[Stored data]
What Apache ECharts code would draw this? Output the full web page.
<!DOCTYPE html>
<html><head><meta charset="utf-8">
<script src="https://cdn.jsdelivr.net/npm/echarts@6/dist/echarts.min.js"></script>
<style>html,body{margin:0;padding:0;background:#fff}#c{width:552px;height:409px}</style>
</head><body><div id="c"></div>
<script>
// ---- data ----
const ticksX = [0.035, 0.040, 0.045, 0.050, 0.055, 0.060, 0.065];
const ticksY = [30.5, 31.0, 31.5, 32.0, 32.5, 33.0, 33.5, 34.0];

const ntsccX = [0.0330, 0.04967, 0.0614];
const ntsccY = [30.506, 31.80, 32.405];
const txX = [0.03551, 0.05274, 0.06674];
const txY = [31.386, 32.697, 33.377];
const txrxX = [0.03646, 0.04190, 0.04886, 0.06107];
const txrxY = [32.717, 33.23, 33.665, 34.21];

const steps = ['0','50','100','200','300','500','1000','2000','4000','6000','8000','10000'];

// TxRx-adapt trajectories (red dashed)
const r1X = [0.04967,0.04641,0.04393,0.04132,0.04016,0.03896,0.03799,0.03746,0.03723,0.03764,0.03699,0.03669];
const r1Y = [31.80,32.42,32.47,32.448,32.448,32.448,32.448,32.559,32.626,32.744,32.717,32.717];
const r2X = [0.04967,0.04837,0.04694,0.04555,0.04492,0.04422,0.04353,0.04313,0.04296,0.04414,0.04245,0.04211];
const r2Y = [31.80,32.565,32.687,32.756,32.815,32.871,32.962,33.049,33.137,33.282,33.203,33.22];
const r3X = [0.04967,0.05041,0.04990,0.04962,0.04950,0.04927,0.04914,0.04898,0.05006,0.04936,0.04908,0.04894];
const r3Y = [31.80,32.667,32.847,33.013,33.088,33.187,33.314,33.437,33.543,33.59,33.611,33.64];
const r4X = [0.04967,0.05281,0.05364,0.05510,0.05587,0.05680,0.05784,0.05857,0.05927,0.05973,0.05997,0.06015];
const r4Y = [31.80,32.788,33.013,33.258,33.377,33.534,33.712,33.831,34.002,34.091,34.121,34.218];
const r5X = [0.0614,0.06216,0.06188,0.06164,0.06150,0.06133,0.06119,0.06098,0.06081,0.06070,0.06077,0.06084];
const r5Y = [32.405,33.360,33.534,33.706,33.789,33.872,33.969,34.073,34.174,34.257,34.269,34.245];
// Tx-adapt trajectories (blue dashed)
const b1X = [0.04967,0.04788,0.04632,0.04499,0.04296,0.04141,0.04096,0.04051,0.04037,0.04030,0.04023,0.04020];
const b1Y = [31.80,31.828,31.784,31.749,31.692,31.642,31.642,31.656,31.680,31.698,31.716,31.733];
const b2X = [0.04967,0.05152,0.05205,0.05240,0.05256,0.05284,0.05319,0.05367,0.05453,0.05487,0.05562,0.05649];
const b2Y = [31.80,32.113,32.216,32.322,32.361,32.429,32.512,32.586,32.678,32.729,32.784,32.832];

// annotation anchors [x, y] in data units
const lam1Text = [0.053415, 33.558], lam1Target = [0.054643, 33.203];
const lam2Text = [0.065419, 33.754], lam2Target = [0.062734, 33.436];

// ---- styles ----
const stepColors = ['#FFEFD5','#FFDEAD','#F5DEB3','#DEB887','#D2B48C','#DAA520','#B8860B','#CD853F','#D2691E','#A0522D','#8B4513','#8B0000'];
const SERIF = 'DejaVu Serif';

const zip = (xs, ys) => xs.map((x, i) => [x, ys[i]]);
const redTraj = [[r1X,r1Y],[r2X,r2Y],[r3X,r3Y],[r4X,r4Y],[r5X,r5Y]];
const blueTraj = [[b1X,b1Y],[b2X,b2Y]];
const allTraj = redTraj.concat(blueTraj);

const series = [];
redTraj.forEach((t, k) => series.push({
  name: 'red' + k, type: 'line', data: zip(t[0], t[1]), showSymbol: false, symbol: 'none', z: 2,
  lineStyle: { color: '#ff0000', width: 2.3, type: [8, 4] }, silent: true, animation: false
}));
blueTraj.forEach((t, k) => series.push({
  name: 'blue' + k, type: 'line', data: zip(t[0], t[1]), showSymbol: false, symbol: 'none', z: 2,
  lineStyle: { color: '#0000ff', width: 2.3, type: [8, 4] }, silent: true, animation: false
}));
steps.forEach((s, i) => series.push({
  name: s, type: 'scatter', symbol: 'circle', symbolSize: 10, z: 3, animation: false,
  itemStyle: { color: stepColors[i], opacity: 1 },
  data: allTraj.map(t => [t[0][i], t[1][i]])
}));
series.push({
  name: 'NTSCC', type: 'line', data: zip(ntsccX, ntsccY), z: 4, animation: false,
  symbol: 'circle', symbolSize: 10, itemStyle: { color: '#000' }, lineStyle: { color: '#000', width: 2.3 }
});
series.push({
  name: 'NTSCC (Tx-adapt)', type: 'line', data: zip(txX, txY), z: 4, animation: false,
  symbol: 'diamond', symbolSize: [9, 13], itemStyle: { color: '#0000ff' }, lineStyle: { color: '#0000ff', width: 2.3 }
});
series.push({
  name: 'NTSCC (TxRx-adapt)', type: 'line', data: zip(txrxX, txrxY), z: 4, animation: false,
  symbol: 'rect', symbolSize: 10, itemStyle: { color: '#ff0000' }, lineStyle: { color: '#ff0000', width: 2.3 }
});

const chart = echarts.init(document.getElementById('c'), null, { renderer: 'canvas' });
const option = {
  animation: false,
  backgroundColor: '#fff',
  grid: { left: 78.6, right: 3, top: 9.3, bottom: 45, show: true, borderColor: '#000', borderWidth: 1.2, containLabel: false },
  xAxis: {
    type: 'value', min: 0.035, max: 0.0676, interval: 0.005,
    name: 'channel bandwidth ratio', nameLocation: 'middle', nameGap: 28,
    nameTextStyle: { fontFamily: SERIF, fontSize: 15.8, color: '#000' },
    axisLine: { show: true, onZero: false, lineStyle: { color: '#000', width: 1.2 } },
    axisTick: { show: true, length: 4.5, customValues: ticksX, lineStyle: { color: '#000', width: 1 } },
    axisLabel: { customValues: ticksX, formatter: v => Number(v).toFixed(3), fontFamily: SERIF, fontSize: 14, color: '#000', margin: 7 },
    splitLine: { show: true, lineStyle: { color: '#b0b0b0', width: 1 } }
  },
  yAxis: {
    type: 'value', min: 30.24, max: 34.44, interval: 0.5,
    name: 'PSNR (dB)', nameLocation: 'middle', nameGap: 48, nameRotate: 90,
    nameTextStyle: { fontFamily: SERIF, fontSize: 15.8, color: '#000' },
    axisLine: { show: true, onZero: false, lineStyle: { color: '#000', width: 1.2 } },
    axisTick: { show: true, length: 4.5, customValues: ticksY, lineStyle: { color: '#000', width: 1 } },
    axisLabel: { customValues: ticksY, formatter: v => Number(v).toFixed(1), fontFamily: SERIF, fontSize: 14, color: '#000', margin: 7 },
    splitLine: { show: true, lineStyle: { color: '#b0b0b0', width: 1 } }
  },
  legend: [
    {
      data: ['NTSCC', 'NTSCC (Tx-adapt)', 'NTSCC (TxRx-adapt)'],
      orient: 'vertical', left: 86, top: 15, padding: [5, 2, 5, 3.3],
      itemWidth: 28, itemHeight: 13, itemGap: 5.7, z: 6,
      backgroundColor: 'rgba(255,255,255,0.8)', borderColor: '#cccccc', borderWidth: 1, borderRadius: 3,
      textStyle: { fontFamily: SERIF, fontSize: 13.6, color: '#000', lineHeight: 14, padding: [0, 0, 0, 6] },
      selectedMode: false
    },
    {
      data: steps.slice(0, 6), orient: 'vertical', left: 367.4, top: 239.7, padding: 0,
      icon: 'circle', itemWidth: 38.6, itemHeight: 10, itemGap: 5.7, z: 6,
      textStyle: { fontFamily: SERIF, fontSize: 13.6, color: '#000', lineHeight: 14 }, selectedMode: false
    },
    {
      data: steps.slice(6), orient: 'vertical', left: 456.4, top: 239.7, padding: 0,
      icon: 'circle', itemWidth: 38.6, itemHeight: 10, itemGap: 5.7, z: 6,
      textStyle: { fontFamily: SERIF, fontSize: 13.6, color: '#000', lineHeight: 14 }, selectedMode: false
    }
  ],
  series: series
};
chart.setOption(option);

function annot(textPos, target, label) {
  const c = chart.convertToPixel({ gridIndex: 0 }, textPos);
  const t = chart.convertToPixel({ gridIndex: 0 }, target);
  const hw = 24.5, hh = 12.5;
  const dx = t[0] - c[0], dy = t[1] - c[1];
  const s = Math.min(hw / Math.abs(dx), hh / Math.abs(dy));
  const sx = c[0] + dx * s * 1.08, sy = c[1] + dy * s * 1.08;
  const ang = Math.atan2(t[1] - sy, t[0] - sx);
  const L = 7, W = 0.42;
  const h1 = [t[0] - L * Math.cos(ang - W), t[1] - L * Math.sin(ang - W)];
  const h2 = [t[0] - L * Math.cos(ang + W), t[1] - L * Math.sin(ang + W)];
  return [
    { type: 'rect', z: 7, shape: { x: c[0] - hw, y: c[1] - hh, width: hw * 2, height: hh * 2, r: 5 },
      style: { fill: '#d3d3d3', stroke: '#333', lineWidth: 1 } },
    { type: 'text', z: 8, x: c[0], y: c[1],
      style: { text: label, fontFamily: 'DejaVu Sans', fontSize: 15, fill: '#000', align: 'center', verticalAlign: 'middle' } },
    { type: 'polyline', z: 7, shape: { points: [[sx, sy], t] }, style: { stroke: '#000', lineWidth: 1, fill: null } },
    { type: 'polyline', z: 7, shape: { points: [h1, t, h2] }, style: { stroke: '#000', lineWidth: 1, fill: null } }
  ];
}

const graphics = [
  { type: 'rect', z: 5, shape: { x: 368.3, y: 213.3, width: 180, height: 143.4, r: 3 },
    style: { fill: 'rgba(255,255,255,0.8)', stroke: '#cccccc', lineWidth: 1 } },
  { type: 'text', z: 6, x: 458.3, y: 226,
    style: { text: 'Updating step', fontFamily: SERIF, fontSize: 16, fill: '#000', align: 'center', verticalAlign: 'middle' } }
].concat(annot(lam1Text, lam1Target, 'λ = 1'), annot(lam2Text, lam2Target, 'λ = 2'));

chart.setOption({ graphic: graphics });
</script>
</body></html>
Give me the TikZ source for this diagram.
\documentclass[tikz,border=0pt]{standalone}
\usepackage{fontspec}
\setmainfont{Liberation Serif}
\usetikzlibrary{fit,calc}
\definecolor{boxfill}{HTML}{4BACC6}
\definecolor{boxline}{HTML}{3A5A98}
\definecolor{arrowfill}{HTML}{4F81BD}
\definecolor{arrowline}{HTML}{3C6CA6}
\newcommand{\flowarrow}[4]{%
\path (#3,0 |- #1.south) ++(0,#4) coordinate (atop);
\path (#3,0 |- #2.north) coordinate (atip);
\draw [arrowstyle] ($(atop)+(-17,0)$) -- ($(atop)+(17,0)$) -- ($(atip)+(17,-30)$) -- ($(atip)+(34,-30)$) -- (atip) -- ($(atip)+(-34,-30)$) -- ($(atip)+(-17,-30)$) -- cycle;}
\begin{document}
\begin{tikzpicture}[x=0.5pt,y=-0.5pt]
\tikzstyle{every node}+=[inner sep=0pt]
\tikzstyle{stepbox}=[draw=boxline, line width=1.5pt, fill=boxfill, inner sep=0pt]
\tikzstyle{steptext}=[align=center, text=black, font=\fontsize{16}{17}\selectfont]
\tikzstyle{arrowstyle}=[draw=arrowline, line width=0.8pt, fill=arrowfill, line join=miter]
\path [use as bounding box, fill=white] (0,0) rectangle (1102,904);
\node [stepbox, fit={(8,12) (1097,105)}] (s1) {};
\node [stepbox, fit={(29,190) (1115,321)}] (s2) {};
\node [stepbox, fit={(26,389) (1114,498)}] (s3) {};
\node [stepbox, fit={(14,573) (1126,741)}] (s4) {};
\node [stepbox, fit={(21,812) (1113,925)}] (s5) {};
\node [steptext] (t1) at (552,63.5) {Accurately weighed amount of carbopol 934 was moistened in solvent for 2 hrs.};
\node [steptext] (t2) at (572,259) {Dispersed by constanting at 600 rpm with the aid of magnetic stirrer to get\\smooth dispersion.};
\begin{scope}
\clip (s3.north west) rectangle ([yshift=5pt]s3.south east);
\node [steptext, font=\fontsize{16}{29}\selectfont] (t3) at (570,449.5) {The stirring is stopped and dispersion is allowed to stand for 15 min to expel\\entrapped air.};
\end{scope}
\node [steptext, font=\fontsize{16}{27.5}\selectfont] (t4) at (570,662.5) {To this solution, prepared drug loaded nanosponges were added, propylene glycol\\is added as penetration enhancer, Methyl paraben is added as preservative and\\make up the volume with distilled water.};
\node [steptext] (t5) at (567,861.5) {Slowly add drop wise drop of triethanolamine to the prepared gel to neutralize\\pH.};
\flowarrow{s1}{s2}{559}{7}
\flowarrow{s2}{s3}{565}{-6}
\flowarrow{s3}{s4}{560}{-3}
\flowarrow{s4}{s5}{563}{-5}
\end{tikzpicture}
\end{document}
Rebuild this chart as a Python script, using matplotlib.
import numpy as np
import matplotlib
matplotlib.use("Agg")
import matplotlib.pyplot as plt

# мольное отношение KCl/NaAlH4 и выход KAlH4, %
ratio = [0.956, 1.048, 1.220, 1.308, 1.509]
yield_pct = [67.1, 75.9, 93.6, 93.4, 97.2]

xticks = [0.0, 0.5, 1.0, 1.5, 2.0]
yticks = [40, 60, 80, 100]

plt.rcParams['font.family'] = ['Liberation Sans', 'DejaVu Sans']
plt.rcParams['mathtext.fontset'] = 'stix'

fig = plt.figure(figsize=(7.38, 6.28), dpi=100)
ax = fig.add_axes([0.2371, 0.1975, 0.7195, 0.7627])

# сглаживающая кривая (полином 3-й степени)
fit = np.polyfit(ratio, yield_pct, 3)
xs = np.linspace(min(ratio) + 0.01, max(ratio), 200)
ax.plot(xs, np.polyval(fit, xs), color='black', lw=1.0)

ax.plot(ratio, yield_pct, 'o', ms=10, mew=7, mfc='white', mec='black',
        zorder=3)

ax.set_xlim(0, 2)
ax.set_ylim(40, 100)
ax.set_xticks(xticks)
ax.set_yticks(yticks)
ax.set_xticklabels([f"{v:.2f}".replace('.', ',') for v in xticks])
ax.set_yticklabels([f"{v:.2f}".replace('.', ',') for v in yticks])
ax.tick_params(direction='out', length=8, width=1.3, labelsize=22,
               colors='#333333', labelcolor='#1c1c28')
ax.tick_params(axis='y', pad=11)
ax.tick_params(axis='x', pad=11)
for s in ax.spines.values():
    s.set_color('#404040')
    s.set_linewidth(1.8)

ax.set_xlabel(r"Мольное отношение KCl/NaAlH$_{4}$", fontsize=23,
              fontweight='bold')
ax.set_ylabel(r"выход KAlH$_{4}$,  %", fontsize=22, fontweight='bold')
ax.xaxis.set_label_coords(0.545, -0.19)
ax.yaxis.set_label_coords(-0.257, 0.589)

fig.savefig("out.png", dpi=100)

- **STATED EXERCISE**: Reproduce exactly the lines from the line with "Rebuild this chart" to the line with "plt.rcParams['mathtext.fontset'] = 'stix'", both end lines included.

- **ANSWER IN FULL**:
Rebuild this chart as a Python script, using matplotlib.
import numpy as np
import matplotlib
matplotlib.use("Agg")
import matplotlib.pyplot as plt

# мольное отношение KCl/NaAlH4 и выход KAlH4, %
ratio = [0.956, 1.048, 1.220, 1.308, 1.509]
yield_pct = [67.1, 75.9, 93.6, 93.4, 97.2]

xticks = [0.0, 0.5, 1.0, 1.5, 2.0]
yticks = [40, 60, 80, 100]

plt.rcParams['font.family'] = ['Liberation Sans', 'DejaVu Sans']
plt.rcParams['mathtext.fontset'] = 'stix'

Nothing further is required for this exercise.